The origin of the Anglican church is not in any significant theological debate, but in the desire of a secular ruler to obtain a divorce, obtain Church lands and property, and to exercise direct ecclesiastical control. The prime minister still nominates Episcopal candidates. Parliament must vote on any act proposed by the General Synod. The king or queer is the head of the Church of England.
Cardinal John Henry Newman, perhaps the greatest Anglican theologian, helped start the Oxford Movement. Newman and a few of others started this movement to return the Anglican Church to its early roots.
Newman's attempts to link the modern Christian faith with the early Church affirmed many of the doctrines rejected in the Reformation. In the end, Newman was convinced that the first Christians professed the same beliefs practiced by the modern Catholic Church and that the Catholic Church taught with divine authority. Newman eventually concluded that the Church of England was in schism and that Rome was the only valid successor to the historical and ecclesiastical claims of the early Church.

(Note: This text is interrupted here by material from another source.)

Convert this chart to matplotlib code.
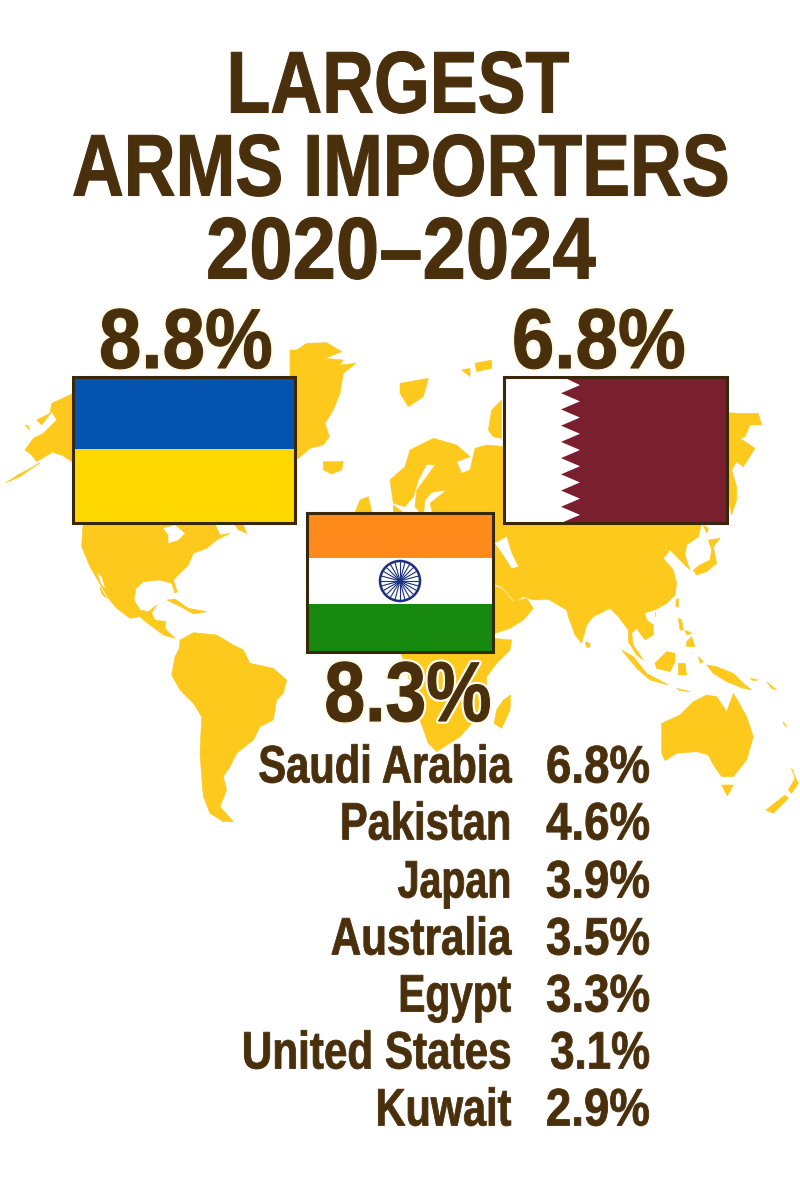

What I find irksome about articles having the general thesis that "the Catholic church is having problems with liturgy and devotional piety" is that they tend to lump all Catholics and parishes together. The article omits mention of the eastern Catholic churches entirely, and tends to lump all Roman Catholic parishes together.
There is an incredible amount of variety that exists within the Catholic church. I've seen Roman Catholic parishes, both TLM and NO, that are both exceptionally devout and have a beautiful liturgy. I've also seen the same in the eastern Catholic churches. While I agree with the author in that Catholics can learn a lot from the high Anglicans, I get the sense that he needs to get out more and see some of the more glaring exceptions to his thesis.
"I have often made the remark on this forum that were our local Catholics to pick the church with whom they are closest to, it certainly wouldn't be us Orthodox!"